# start of DATA

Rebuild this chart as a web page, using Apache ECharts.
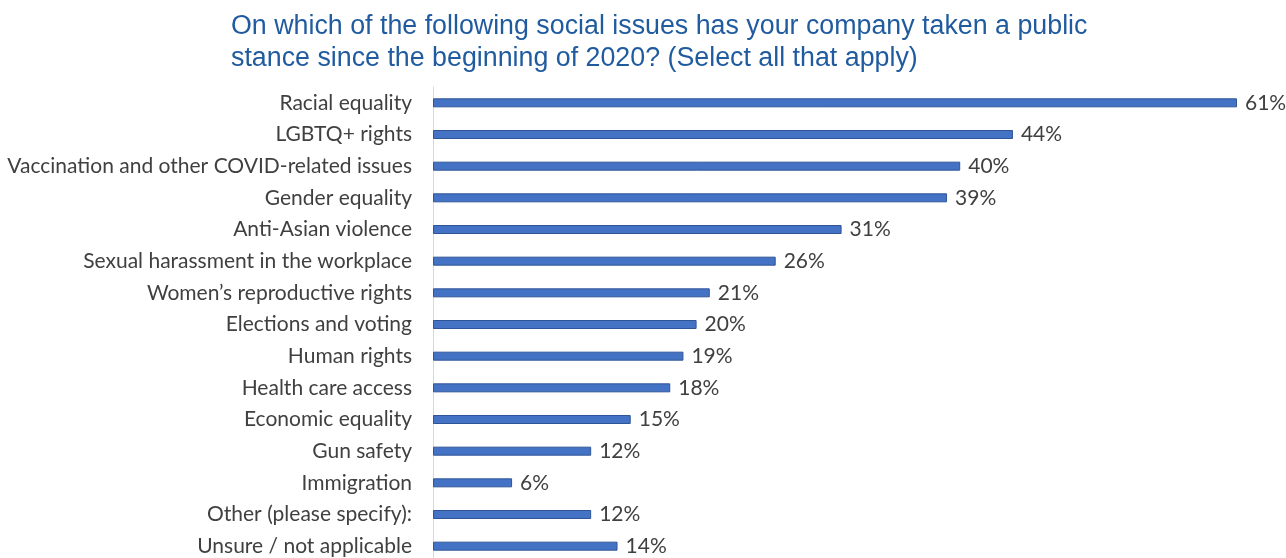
<!DOCTYPE html>
<html>
<head>
<meta charset="utf-8">
<script src="https://cdn.jsdelivr.net/npm/echarts@6/dist/echarts.min.js"></script>
<style>
  html, body { margin: 0; padding: 0; background: #ffffff; }
  #chart { width: 1286px; height: 558px; }
</style>
</head>
<body>
<div id="chart"></div>
<script>
// Social issues, listed top to bottom
const categories = [
  'Racial equality',
  'LGBTQ+ rights',
  'Vaccination and other COVID-related issues',
  'Gender equality',
  'Anti-Asian violence',
  'Sexual harassment in the workplace',
  'Women\u2019s reproductive rights',
  'Elections and voting',
  'Human rights',
  'Health care access',
  'Economic equality',
  'Gun safety',
  'Immigration',
  'Other (please specify):',
  'Unsure / not applicable'
];
// Share of companies (%)
const shares = [61, 44, 40, 39, 31, 26, 21, 20, 19, 18, 15, 12, 6, 12, 14];

const titleLines = [
  'On which of the following social issues has your company taken a public',
  'stance since the beginning of 2020? (Select all that apply)'
];

const chart = echarts.init(document.getElementById('chart'));
chart.setOption({
  animation: false,
  title: {
    text: titleLines.join('\n'),
    left: 226,
    top: 6,
    textStyle: {
      fontFamily: 'Liberation Sans, Arial, sans-serif',
      fontSize: 26.8,
      fontWeight: 'normal',
      color: '#1f5b9e',
      lineHeight: 32
    }
  },
  grid: {
    left: 433, top: 87, width: 804, height: 475,
    outerBoundsMode: 'none'
  },
  xAxis: {
    type: 'value',
    min: 0,
    max: 61,
    show: false
  },
  yAxis: {
    type: 'category',
    data: categories,
    inverse: true,
    axisLine: { show: true, lineStyle: { color: '#d9d9d9', width: 1 } },
    axisTick: { show: false },
    axisLabel: {
      margin: 21,
      fontFamily: 'Lato, Open Sans, sans-serif',
      fontSize: 21,
      color: '#404040'
    }
  },
  series: [{
    type: 'bar',
    data: shares,
    barWidth: 9,
    itemStyle: { color: '#4472c4', borderColor: '#2f5597', borderWidth: 1 },
    label: {
      show: true,
      position: 'right',
      distance: 8,
      formatter: '{c}%',
      fontFamily: 'Lato, Open Sans, sans-serif',
      fontSize: 21,
      color: '#404040'
    }
  }]
});
</script>
</body>
</html>
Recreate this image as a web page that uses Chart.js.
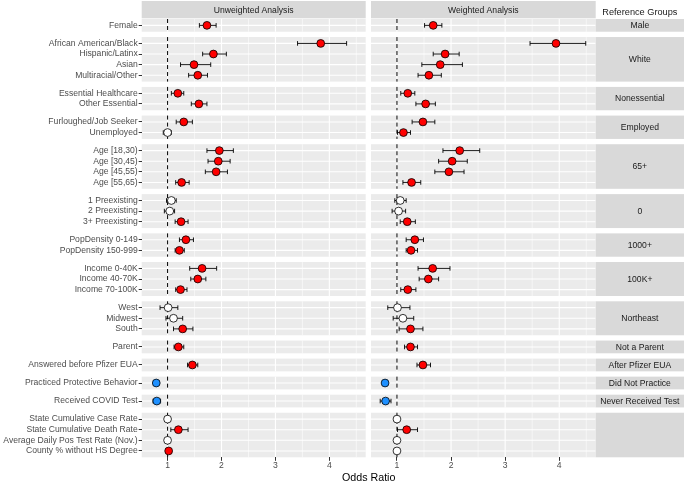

# end of DATA

EXERCISE DESCRIPTION: Transcribe the records above verbatim. Do not carry over any picture.

RESULT OF THIS EXERCISE:
Rebuild this chart as a web page, using Apache ECharts.
<!DOCTYPE html>
<html>
<head>
<meta charset="utf-8">
<script src="https://cdn.jsdelivr.net/npm/echarts@6/dist/echarts.min.js"></script>
<style>
  html, body { margin: 0; padding: 0; background: #ffffff; }
  #chart { width: 1286px; height: 558px; }
</style>
</head>
<body>
<div id="chart"></div>
<script>
// Social issues, listed top to bottom
const categories = [
  'Racial equality',
  'LGBTQ+ rights',
  'Vaccination and other COVID-related issues',
  'Gender equality',
  'Anti-Asian violence',
  'Sexual harassment in the workplace',
  'Women\u2019s reproductive rights',
  'Elections and voting',
  'Human rights',
  'Health care access',
  'Economic equality',
  'Gun safety',
  'Immigration',
  'Other (please specify):',
  'Unsure / not applicable'
];
// Share of companies (%)
const shares = [61, 44, 40, 39, 31, 26, 21, 20, 19, 18, 15, 12, 6, 12, 14];

const titleLines = [
  'On which of the following social issues has your company taken a public',
  'stance since the beginning of 2020? (Select all that apply)'
];

const chart = echarts.init(document.getElementById('chart'));
chart.setOption({
  animation: false,
  title: {
    text: titleLines.join('\n'),
    left: 226,
    top: 6,
    textStyle: {
      fontFamily: 'Liberation Sans, Arial, sans-serif',
      fontSize: 26.8,
      fontWeight: 'normal',
      color: '#1f5b9e',
      lineHeight: 32
    }
  },
  grid: {
    left: 433, top: 87, width: 804, height: 475,
    outerBoundsMode: 'none'
  },
  xAxis: {
    type: 'value',
    min: 0,
    max: 61,
    show: false
  },
  yAxis: {
    type: 'category',
    data: categories,
    inverse: true,
    axisLine: { show: true, lineStyle: { color: '#d9d9d9', width: 1 } },
    axisTick: { show: false },
    axisLabel: {
      margin: 21,
      fontFamily: 'Lato, Open Sans, sans-serif',
      fontSize: 21,
      color: '#404040'
    }
  },
  series: [{
    type: 'bar',
    data: shares,
    barWidth: 9,
    itemStyle: { color: '#4472c4', borderColor: '#2f5597', borderWidth: 1 },
    label: {
      show: true,
      position: 'right',
      distance: 8,
      formatter: '{c}%',
      fontFamily: 'Lato, Open Sans, sans-serif',
      fontSize: 21,
      color: '#404040'
    }
  }]
});
</script>
</body>
</html>
Recreate this image as a web page that uses Chart.js.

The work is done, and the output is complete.